19 January 2006

Bloody Sunday weekend speaker widowed by IRA

Daily Ireland

By Eamonn Houston

A man whose wife was killed in an IRA bomb attack is to be the keynote speaker at a Bloody Sunday commemoration event later this month.
Alan McBride will deliver the annual Bloody Sunday commemorative lecture. His wife Sharon was one of ten people killed in an IRA attack on Frizzell’s fish shop on west Belfast’s Shankill Road in 1993.
He will make his address in Derry’s Guildhall on Saturday, January 28, at 8pm.
Relatives of those killed as a result of Bloody Sunday vowed yesterday to continue their justice campaign unless a second inquiry declared the innocence of the 14 people who died.
Relatives and supporters gathered yesterday at the site of the 1972 shootings to launch a black ribbon campaign as a mark of respect for those killed.
A new inquiry into the events of Bloody Sunday was announced in 1998 by British prime minister Tony Blair following a 26-year campaign by relatives.

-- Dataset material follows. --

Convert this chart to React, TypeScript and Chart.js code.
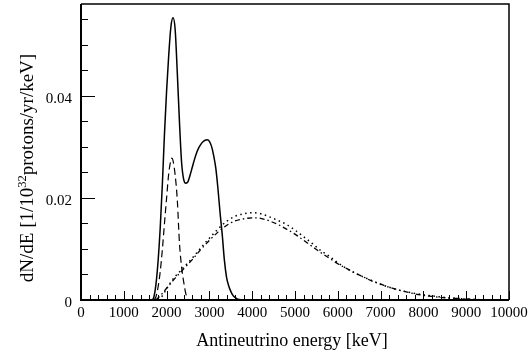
import React, { useEffect, useRef } from "react";
import { Chart, registerables } from "chart.js";

Chart.register(...registerables);

// Total spectrum (solid)
const totalE = [1600, 1650, 1700, 1750, 1800, 1850, 1900, 1950, 2000, 2050, 2100, 2150, 2200, 2250, 2300, 2350, 2400, 2450, 2500, 2550, 2600, 2650, 2700, 2750, 2800, 2850, 2900, 2950, 3000, 3050, 3100, 3150, 3200, 3250, 3300, 3350, 3400, 3450, 3500, 3550, 3600, 3650, 3700, 3800];
const totalV = [0, 0, 0.0005, 0.003, 0.0075, 0.014, 0.0225, 0.0325, 0.041, 0.048, 0.0535, 0.0553, 0.053, 0.0445, 0.035, 0.027, 0.0236, 0.0229, 0.0232, 0.0245, 0.026, 0.0275, 0.0288, 0.0298, 0.0305, 0.031, 0.0313, 0.0314, 0.0311, 0.0301, 0.0283, 0.0258, 0.0218, 0.017, 0.0128, 0.0078, 0.0045, 0.0028, 0.0017, 0.0009, 0.0005, 0.0002, 0.0001, 0];

// Narrow component (dashed)
const narrowE = [1700, 1750, 1800, 1850, 1900, 1950, 2000, 2050, 2100, 2125, 2150, 2200, 2250, 2300, 2350, 2400, 2450, 2500];
const narrowV = [0, 0.0006, 0.0025, 0.0055, 0.0098, 0.015, 0.02, 0.0248, 0.0274, 0.0278, 0.0273, 0.0245, 0.0196, 0.0112, 0.0065, 0.0035, 0.0012, 0];

// Broad component A (dotted)
const broadAE = [1800, 1900, 2000, 2100, 2200, 2300, 2400, 2500, 2600, 2700, 2800, 2900, 3000, 3200, 3400, 3600, 3800, 4000, 4200, 4400, 4600, 4800, 5000, 5200, 5400, 5600, 5800, 6000, 6200, 6400, 6600, 6800, 7000, 7200, 7400, 7600, 7800, 8000, 8200, 8400, 8600, 8800, 9000, 9200, 9400, 9600];
const broadAV = [0, 0.0008, 0.0022, 0.0035, 0.0046, 0.0055, 0.0064, 0.0073, 0.0082, 0.0092, 0.0102, 0.0112, 0.0121, 0.0139, 0.0154, 0.0164, 0.0169, 0.0171, 0.0169, 0.0163, 0.0156, 0.0148, 0.0137, 0.0124, 0.0111, 0.0097, 0.0086, 0.0073, 0.0062, 0.0053, 0.0045, 0.0038, 0.0031, 0.0025, 0.002, 0.0016, 0.0013, 0.001, 0.0008, 0.0006, 0.0004, 0.0003, 0.0002, 0.0001, 0.00005, 0];

// Broad component B (dash-dot)
const broadBE = [1750, 1800, 1900, 2000, 2100, 2200, 2300, 2400, 2500, 2600, 2700, 2800, 2900, 3000, 3200, 3400, 3600, 3800, 4000, 4200, 4400, 4600, 4800, 5000, 5200, 5400, 5600, 5800, 6000, 6200, 6400, 6600, 6800, 7000, 7200, 7400, 7600, 7800, 8000, 8200, 8400, 8600, 8800, 9000, 9200, 9400];
const broadBV = [0, 0.0004, 0.0013, 0.0023, 0.0033, 0.0043, 0.0052, 0.0061, 0.007, 0.0079, 0.0089, 0.0099, 0.0108, 0.0117, 0.0133, 0.0146, 0.0155, 0.0159, 0.0161, 0.016, 0.0155, 0.0148, 0.0139, 0.0129, 0.0117, 0.0105, 0.0093, 0.0082, 0.0071, 0.0062, 0.0053, 0.0045, 0.0037, 0.0031, 0.0025, 0.002, 0.0016, 0.0012, 0.0009, 0.0007, 0.0005, 0.0004, 0.0003, 0.0002, 0.0001, 0];

const xTickLabels = ["0", "1000", "2000", "3000", "4000", "5000", "6000", "7000", "8000", "9000", "10000"];
const yTickLabels = ["0", "0.02", "0.04"];
const X_MIN = 0;
const X_MAX = 10000;
const Y_MIN = 0;
const Y_MAX = 0.058;

const FONT = '"Liberation Serif", "Times New Roman", serif';

const pts = (xs: number[], ys: number[]) => xs.map((x, i) => ({ x, y: ys[i] }));

const framePlugin = {
  id: "rootFrame",
  afterDraw(chart: any) {
    const ctx = chart.ctx;
    const xs = chart.scales.x;
    const ys = chart.scales.y;
    const a = chart.chartArea;
    ctx.save();
    ctx.strokeStyle = "#000";
    // frame
    ctx.lineWidth = 1.5;
    ctx.beginPath();
    ctx.moveTo(a.left, a.top);
    ctx.lineTo(a.right, a.top);
    ctx.lineTo(a.right, a.bottom);
    ctx.stroke();
    ctx.lineWidth = 2;
    ctx.beginPath();
    ctx.moveTo(a.left, a.top);
    ctx.lineTo(a.left, a.bottom);
    ctx.lineTo(a.right, a.bottom);
    ctx.stroke();

    // x ticks
    ctx.lineWidth = 1;
    for (let v = X_MIN; v <= X_MAX + 1e-6; v += 200) {
      const major = Math.abs(v % 1000) < 1e-6;
      const px = Math.round(xs.getPixelForValue(v)) + 0.5;
      ctx.beginPath();
      ctx.moveTo(px, a.bottom);
      ctx.lineTo(px, a.bottom - (major ? 9 : 5));
      ctx.stroke();
    }
    // y ticks
    for (let i = 0; i <= 11; i++) {
      const v = i * 0.005;
      const major = i % 4 === 0;
      const py = Math.round(ys.getPixelForValue(v)) + 0.5;
      ctx.beginPath();
      ctx.moveTo(a.left, py);
      ctx.lineTo(a.left + (major ? 14 : 7), py);
      ctx.stroke();
    }

    // tick labels
    ctx.fillStyle = "#000";
    ctx.font = `15px ${FONT}`;
    ctx.textBaseline = "middle";
    ctx.textAlign = "center";
    xTickLabels.forEach((t) => {
      const px = xs.getPixelForValue(Number(t));
      ctx.fillText(t, px, a.bottom + 13);
    });
    ctx.textAlign = "right";
    yTickLabels.forEach((t) => {
      const py = ys.getPixelForValue(Number(t));
      ctx.fillText(t, a.left - 9, py + 3);
    });

    // x title
    ctx.font = `18px ${FONT}`;
    ctx.textAlign = "center";
    ctx.textBaseline = "alphabetic";
    ctx.fillText("Antineutrino energy [keV]", (a.left + a.right) / 2 - 3, 346);

    // y title with superscript
    const p1 = "dN/dE [1/10";
    const p2 = "32";
    const p3 = "protons/yr/keV]";
    const mainF = `19px ${FONT}`;
    const supF = `12.5px ${FONT}`;
    ctx.font = mainF;
    const w1 = ctx.measureText(p1).width;
    const w3 = ctx.measureText(p3).width;
    ctx.font = supF;
    const w2 = ctx.measureText(p2).width;
    const total = w1 + w2 + w3;
    ctx.translate(33, 168);
    ctx.rotate(-Math.PI / 2);
    ctx.textAlign = "left";
    let cx = -total / 2;
    ctx.font = mainF;
    ctx.fillText(p1, cx, 0);
    cx += w1;
    ctx.font = supF;
    ctx.fillText(p2, cx, -7.5);
    cx += w2;
    ctx.font = mainF;
    ctx.fillText(p3, cx, 0);
    ctx.restore();
  },
};

export default function App() {
  const ref = useRef<HTMLCanvasElement | null>(null);
  useEffect(() => {
    document.body.style.margin = "0";
    if (!ref.current) return;
    const common = {
      borderColor: "#000",
      pointRadius: 0,
      fill: false,
      cubicInterpolationMode: "monotone" as const,
    };
    const chart = new Chart(ref.current, {
      type: "line",
      data: {
        datasets: [
          { ...common, label: "total", data: pts(totalE, totalV), borderWidth: 1.5 },
          { ...common, label: "narrow", data: pts(narrowE, narrowV), borderWidth: 1.2, borderDash: [7, 4] },
          { ...common, label: "broadA", data: pts(broadAE, broadAV), borderWidth: 1.5, borderDash: [1.5, 3.5] },
          { ...common, label: "broadB", data: pts(broadBE, broadBV), borderWidth: 1.3, borderDash: [5, 3, 1.5, 3] },
        ],
      },
      options: {
        animation: false,
        responsive: false,
        events: [],
        layout: { padding: { left: 0, top: 4, right: 21, bottom: 0 } },
        plugins: { legend: { display: false }, tooltip: { enabled: false }, title: { display: false } },
        scales: {
          x: {
            type: "linear",
            min: X_MIN,
            max: X_MAX,
            grid: { display: false },
            border: { display: false },
            ticks: { display: false },
            afterFit: (s: any) => { s.height = 52; },
          },
          y: {
            type: "linear",
            min: Y_MIN,
            max: Y_MAX,
            grid: { display: false },
            border: { display: false },
            ticks: { display: false },
            afterFit: (s: any) => { s.width = 81; },
          },
        },
      },
      plugins: [framePlugin],
    });
    return () => chart.destroy();
  }, []);
  return <canvas ref={ref} width={530} height={352} style={{ display: "block", width: 530, height: 352 }} />;
}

Lord Saville and two British Commonwealth judges chaired the new inquiry. Campaigners have always maintained that the original inquiry, overseen by Lord Widgery, had been a “whitewash”.
The Saville inquiry is expected to publish its findings later this year.

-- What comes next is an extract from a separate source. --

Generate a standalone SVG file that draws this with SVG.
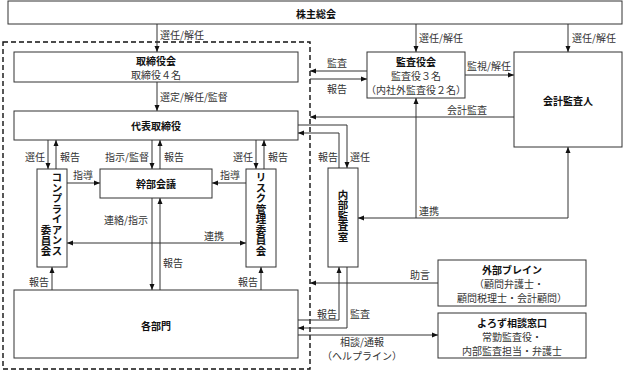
<svg xmlns="http://www.w3.org/2000/svg" width="624" height="371" viewBox="0 0 624 371">
<defs>
<style>
.box{fill:#fff;stroke:#333;stroke-width:1}
.t{font-family:"Noto Sans CJK JP","Liberation Sans",sans-serif;font-size:10px;fill:#111;font-weight:700;text-anchor:middle;dominant-baseline:central}
.s{font-family:"Noto Sans CJK JP","Liberation Sans",sans-serif;font-size:10px;fill:#333;text-anchor:middle;dominant-baseline:central}
.l{font-family:"Noto Sans CJK JP","Liberation Sans",sans-serif;font-size:10px;fill:#333;dominant-baseline:central}
.v{font-family:"Noto Sans CJK JP","Liberation Sans",sans-serif;font-size:10.5px;fill:#111;font-weight:700;writing-mode:vertical-rl;text-anchor:middle}
.c{fill:none;stroke:#333;stroke-width:1}
.a{marker-end:url(#ah)}
.b{marker-start:url(#ah);marker-end:url(#ah)}
</style>
<marker id="ah" viewBox="0 0 6 6" refX="6" refY="3" markerWidth="6" markerHeight="6" markerUnits="userSpaceOnUse" orient="auto-start-reverse">
<path d="M0,0.5 L6,3 L0,5.5 z" fill="#111"/>
</marker>
</defs>
<rect x="0" y="0" width="624" height="371" fill="#fff"/>

<rect x="3" y="42" width="307" height="327" fill="none" stroke="#111" stroke-width="1.4" stroke-dasharray="5,3"/>

<g id="connectors">
<path class="c a" d="M157,24 V52"/>
<path class="c a" d="M157,82 V111"/>
<path class="c a" d="M48,140 V169"/>
<path class="c a" d="M56,169 V140"/>
<path class="c a" d="M152,140 V169"/>
<path class="c a" d="M160,169 V140"/>
<path class="c a" d="M256,140 V169"/>
<path class="c a" d="M264,169 V140"/>
<path class="c a" d="M67,183 H100"/>
<path class="c a" d="M246,183 H212"/>
<path class="c b" d="M67,243 H246"/>
<path class="c a" d="M152,198 V290"/>
<path class="c a" d="M160,290 V198"/>
<path class="c a" d="M52,290 V267"/>
<path class="c a" d="M261,290 V267"/>
<path class="c a" d="M416,24 V52"/>
<path class="c a" d="M568,24 V52"/>
<path class="c a" d="M367,71 H310"/>
<path class="c a" d="M310,79 H367"/>
<path class="c a" d="M465,75 H514"/>
<path class="c a" d="M514,117 H310"/>
<path class="c a" d="M298,125 H347 V168"/>
<path class="c a" d="M339,168 V133 H298"/>
<path class="c a" d="M416,218 V98"/>
<path class="c a" d="M568,218 V147"/>
<path class="c a" d="M568,218 H358"/>
<path class="c a" d="M438,283 H310"/>
<path class="c a" d="M298,320 H339 V267"/>
<path class="c a" d="M347,267 V328 H298"/>
<path class="c a" d="M298,335 H438"/>
</g>

<g id="labels">
<text class="l" x="160" y="34">選任/解任</text>
<text class="l" x="160" y="96">選定/解任/監督</text>
<text class="l" x="25" y="156">選任</text>
<text class="l" x="60" y="156">報告</text>
<text class="l" x="149" y="156" text-anchor="end">指示/監督</text>
<text class="l" x="164" y="156">報告</text>
<text class="l" x="233" y="156">選任</text>
<text class="l" x="268" y="156">報告</text>
<text class="l" x="73" y="174">指導</text>
<text class="l" x="220" y="174">指導</text>
<text class="l" x="148" y="219" text-anchor="end">連絡/指示</text>
<text class="l" x="204" y="235">連携</text>
<text class="l" x="163" y="262">報告</text>
<text class="l" x="29" y="281">報告</text>
<text class="l" x="238" y="281">報告</text>
<text class="l" x="419" y="37">選任/解任</text>
<text class="l" x="572" y="37">選任/解任</text>
<text class="l" x="327" y="62">監査</text>
<text class="l" x="327" y="88">報告</text>
<text class="l" x="467" y="65">監視/解任</text>
<text class="l" x="447" y="109">会計監査</text>
<text class="l" x="318" y="156">報告</text>
<text class="l" x="350" y="156">選任</text>
<text class="l" x="419" y="210">連携</text>
<text class="l" x="410" y="274">助言</text>
<text class="l" x="317" y="313">報告</text>
<text class="l" x="350" y="313">監査</text>
<text class="s" x="362" y="341">相談/通報</text>
<text class="s" x="362" y="355">（ヘルプライン）</text>
</g>

<g id="shareholders">
<rect class="box" x="8" y="1" width="614" height="23"/>
<text class="t" x="316" y="13">株主総会</text>
</g>
<g id="board">
<rect class="box" x="14" y="52" width="284" height="30"/>
<text class="t" x="156" y="60">取締役会</text>
<text class="s" x="156" y="74">取締役４名</text>
</g>
<g id="ceo">
<rect class="box" x="14" y="111" width="284" height="29"/>
<text class="t" x="156" y="125">代表取締役</text>
</g>
<g id="executive">
<rect class="box" x="100" y="169" width="112" height="29"/>
<text class="t" x="156" y="183">幹部会議</text>
</g>
<g id="compliance">
<rect class="box" x="37" y="169" width="30" height="98"/>
<text class="v" x="57" y="214">コンプライアンス</text>
<text class="v" x="46" y="241">委員会</text>
</g>
<g id="risk">
<rect class="box" x="246" y="169" width="30" height="98"/>
<text class="v" x="261" y="214">リスク管理委員会</text>
</g>
<g id="departments">
<rect class="box" x="14" y="290" width="284" height="68"/>
<text class="t" x="156" y="325">各部門</text>
</g>
<g id="audit-board">
<rect class="box" x="367" y="52" width="98" height="46"/>
<text class="t" x="416" y="61">監査役会</text>
<text class="s" x="416" y="75">監査役３名</text>
<text class="s" x="416" y="89">（内社外監査役２名）</text>
</g>
<g id="accounting-auditor">
<rect class="box" x="514" y="52" width="108" height="95"/>
<text class="t" x="568" y="100">会計監査人</text>
</g>
<g id="internal-audit">
<rect class="box" x="328" y="168" width="30" height="99"/>
<text class="v" x="343" y="216">内部監査室</text>
</g>
<g id="external-brain">
<rect class="box" x="438" y="260" width="148" height="46"/>
<text class="t" x="512" y="269">外部ブレイン</text>
<text class="s" x="509" y="283">（顧問弁護士・</text>
<text class="s" x="512" y="297">顧問税理士・会計顧問）</text>
</g>
<g id="consultation">
<rect class="box" x="438" y="313" width="148" height="45"/>
<text class="t" x="512" y="322">よろず相談窓口</text>
<text class="s" x="512" y="336">常勤監査役・</text>
<text class="s" x="512" y="350">内部監査担当・弁護士</text>
</g>
</svg>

John Kelly, whose brother Michael was killed by British paratroopers on Bloody Sunday, said yesterday: “This is a year we have been looking forward to. The report’s findings will determine how successful our campaign has been all through the years.

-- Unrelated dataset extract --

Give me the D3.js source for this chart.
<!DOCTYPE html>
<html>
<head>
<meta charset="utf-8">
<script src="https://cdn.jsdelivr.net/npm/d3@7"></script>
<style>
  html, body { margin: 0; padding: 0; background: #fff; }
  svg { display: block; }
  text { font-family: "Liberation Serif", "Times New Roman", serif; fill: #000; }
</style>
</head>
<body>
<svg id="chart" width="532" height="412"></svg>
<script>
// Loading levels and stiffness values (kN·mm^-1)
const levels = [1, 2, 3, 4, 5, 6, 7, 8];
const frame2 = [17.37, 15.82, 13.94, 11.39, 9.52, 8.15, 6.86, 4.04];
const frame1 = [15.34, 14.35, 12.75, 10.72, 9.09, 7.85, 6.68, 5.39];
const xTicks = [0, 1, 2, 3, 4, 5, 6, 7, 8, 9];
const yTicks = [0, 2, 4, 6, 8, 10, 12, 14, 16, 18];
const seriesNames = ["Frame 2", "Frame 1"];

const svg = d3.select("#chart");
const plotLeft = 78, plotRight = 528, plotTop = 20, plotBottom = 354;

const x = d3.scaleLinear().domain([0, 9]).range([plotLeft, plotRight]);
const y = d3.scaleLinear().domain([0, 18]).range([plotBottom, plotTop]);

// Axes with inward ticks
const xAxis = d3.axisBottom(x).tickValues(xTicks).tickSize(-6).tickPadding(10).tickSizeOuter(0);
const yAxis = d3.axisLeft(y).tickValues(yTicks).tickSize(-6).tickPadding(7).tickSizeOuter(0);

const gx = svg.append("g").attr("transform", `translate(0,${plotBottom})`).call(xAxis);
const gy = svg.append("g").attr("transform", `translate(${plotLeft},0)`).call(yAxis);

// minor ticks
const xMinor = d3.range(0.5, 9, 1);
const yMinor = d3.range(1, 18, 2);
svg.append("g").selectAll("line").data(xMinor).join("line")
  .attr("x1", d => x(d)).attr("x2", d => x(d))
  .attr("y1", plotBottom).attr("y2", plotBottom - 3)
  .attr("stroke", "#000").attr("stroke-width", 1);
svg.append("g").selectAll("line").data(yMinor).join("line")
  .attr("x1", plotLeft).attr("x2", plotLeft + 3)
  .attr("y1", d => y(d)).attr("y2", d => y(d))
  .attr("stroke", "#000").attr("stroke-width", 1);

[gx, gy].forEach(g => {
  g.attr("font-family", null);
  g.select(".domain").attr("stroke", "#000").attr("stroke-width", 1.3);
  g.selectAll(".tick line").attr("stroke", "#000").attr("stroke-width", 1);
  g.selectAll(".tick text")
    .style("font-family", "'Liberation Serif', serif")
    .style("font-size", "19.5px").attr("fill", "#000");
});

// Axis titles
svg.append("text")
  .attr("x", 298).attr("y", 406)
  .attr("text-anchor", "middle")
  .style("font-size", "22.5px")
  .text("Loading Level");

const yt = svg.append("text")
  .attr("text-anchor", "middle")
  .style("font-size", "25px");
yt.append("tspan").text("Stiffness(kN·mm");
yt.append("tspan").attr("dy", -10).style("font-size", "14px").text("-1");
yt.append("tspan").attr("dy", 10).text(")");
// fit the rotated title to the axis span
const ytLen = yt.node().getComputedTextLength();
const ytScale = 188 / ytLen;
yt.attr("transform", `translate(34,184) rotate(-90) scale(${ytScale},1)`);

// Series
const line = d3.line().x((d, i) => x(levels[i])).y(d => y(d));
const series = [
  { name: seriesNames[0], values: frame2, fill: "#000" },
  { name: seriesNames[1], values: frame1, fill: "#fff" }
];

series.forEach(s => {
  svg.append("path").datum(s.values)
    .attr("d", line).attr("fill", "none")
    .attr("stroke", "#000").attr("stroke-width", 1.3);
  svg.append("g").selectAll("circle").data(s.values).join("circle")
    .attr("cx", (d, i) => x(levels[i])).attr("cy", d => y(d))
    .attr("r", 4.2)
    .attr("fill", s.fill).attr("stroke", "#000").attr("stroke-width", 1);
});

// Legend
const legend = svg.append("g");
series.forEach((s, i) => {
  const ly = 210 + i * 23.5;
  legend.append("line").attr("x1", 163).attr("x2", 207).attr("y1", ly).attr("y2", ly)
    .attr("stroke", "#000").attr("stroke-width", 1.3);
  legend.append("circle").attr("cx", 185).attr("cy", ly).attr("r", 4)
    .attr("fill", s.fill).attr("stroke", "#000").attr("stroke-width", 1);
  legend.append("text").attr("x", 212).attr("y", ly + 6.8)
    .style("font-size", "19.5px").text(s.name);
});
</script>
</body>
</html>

“This is a very significant year but it all depends on the outcome of the report by Lord Saville. If Saville says anything other than our family members were innocent and murdered, our campaign will continue.”
Michael McKinney, whose brother William was also among those killed, said the killings should be commemorated, whatever the outcome of the present inquiry.
A statement issued yesterday on behalf on the Bloody Sunday Justice Campaign praised the efforts of the victims’ families.
“The very fact that a people’s campaign succeeded in forcing the British state to conduct a second public inquiry has itself, rightly, been regarded as a victory for the cause of justice.
“However, recent legislative changes to the terms of reference of public inquiries, compounded by measures currently on new Labour’s ‘war on terror’ agenda, are already seeking to outflank this victory.”
Organisers have asked participants at this year’s commemorative march and rally to light 3,637 candles in honour of all the people who lost their lives during the Troubles. Candles will be provided during the march on Sunday, January 29.
Mark Thompson of the Relatives for Justice organisation will speak, as will representatives from Sinn Féin and the SDLP.